An example of sanity check:
- compute standard deviation of binomial distribution with probability 0.5 of success
- multiply by z-score to get margin of error
- compute confidence interval around 0.5
- if the experiment is set up properly, it’s very likely that the fraction will fall into the interval, so check the fraction.
- if the fraction is not within the interval, we can:
- dig into day-by-day data see if the problem is caused by a single day’s data
- talk to the engineer
- try slicing the data of see if a particular slice causes the problem
- check the age of data – does one group has more new users?

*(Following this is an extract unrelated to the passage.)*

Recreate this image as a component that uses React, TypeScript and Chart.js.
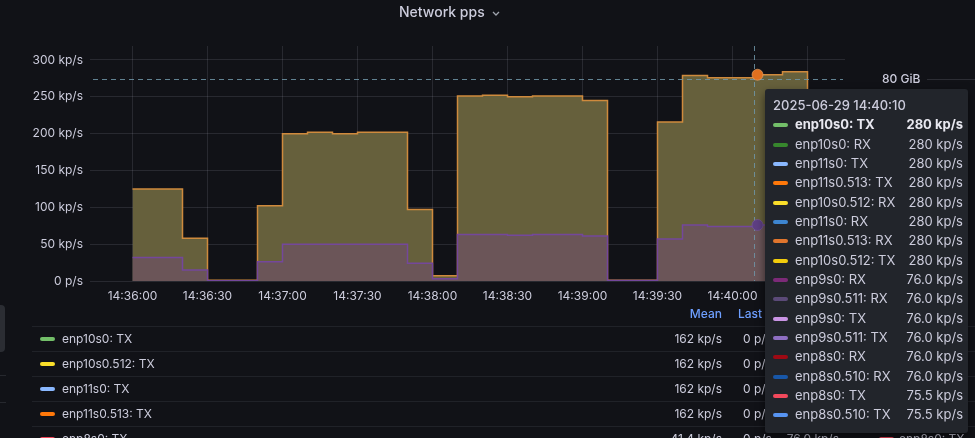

The most common reasons failing the sanity check:
- data capture
- how to set up the experiment
- infrastructure
2. Single metric
Analyze both effect size and sign test. Simpson’s Paradox
3. Multiple metrics
Problem: As you test more metrics, it becomes more likely that one of them will show a statistically significant result by chance. Solution: use higher confidence level for each metric. Method:
- assume independence to calculate the overall alpha
- Bonferroni correction: maybe too conservative, it guaranteed to give an overall alpha at least as small as specified.
- control probability that any metric shows a false positive (familywise error rate)
- control false positive rate (among all the difference between groups that are statistically significant, what percentage of them are not actually different.)
4. Conclusion How do you decide to launch your change or not?
- do I have statistically significant and practically significant?
- do I understand what that changes are actually done?
- is it worth it?
Changes over time
Seasonal or event-driven effect, novelty effect, change aversion. Use pre and post period combined with cohort analysis to understand the change over time.